### RECORDS FOR THE TASK

* * *

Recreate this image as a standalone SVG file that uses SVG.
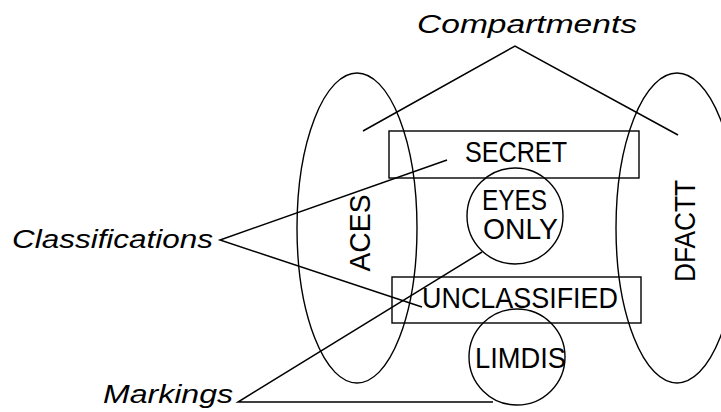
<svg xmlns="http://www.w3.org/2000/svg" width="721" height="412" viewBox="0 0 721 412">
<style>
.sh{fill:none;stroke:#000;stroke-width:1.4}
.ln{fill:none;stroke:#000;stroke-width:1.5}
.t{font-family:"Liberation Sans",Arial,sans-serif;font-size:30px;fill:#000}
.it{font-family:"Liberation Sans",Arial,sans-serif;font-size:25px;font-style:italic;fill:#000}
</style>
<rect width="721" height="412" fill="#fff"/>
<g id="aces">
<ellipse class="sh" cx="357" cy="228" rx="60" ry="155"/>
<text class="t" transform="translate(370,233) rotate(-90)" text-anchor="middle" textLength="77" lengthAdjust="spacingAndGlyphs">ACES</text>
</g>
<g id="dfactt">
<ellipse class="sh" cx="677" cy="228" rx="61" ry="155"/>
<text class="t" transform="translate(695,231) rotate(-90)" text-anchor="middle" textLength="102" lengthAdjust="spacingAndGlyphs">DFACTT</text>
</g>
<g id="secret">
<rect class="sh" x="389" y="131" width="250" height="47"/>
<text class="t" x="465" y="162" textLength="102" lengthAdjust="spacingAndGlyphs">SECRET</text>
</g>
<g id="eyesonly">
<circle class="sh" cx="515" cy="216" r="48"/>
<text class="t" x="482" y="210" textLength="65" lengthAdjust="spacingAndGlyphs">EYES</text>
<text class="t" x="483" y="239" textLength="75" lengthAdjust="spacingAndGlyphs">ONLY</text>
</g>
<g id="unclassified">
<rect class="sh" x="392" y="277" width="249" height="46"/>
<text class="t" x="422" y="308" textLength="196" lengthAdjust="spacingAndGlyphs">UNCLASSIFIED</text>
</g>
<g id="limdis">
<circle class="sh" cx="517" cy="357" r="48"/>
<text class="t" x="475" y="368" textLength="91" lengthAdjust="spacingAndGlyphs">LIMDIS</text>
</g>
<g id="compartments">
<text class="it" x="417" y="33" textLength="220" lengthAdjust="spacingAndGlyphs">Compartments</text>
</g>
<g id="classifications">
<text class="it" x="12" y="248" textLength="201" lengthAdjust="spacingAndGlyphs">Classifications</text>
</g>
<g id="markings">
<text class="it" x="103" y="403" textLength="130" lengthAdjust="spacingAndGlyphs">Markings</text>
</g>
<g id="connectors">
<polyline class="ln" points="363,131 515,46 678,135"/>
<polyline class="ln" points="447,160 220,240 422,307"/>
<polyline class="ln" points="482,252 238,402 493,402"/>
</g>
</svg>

* * *

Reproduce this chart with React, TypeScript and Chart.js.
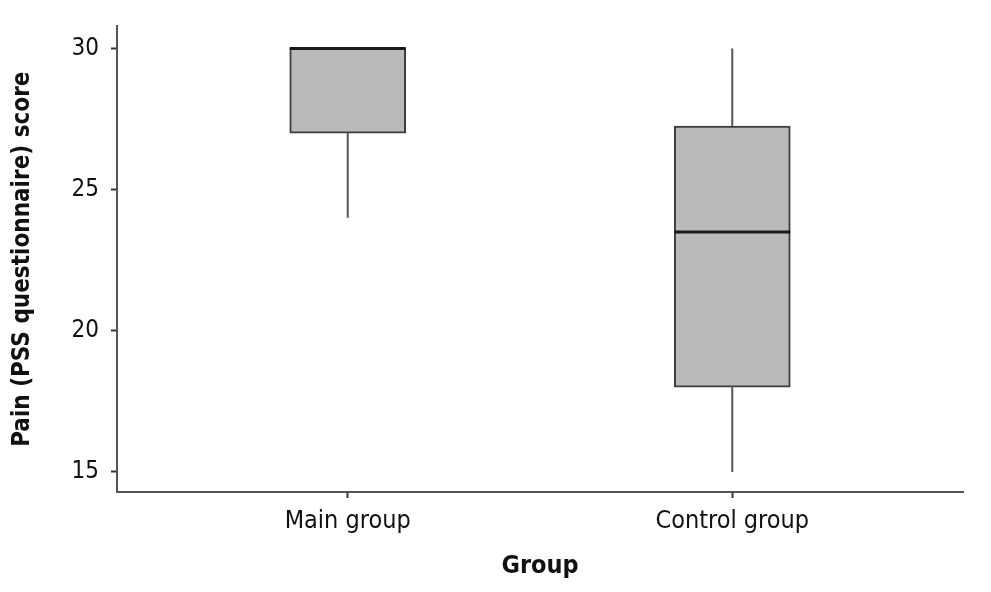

* * *

### GIVEN PROBLEM
From the records above, pick out and copy each line holding the word "this".

### RESULT OF THE TASK
Recreate this image as a standalone SVG file that uses SVG.
Reproduce this chart with React, TypeScript and Chart.js.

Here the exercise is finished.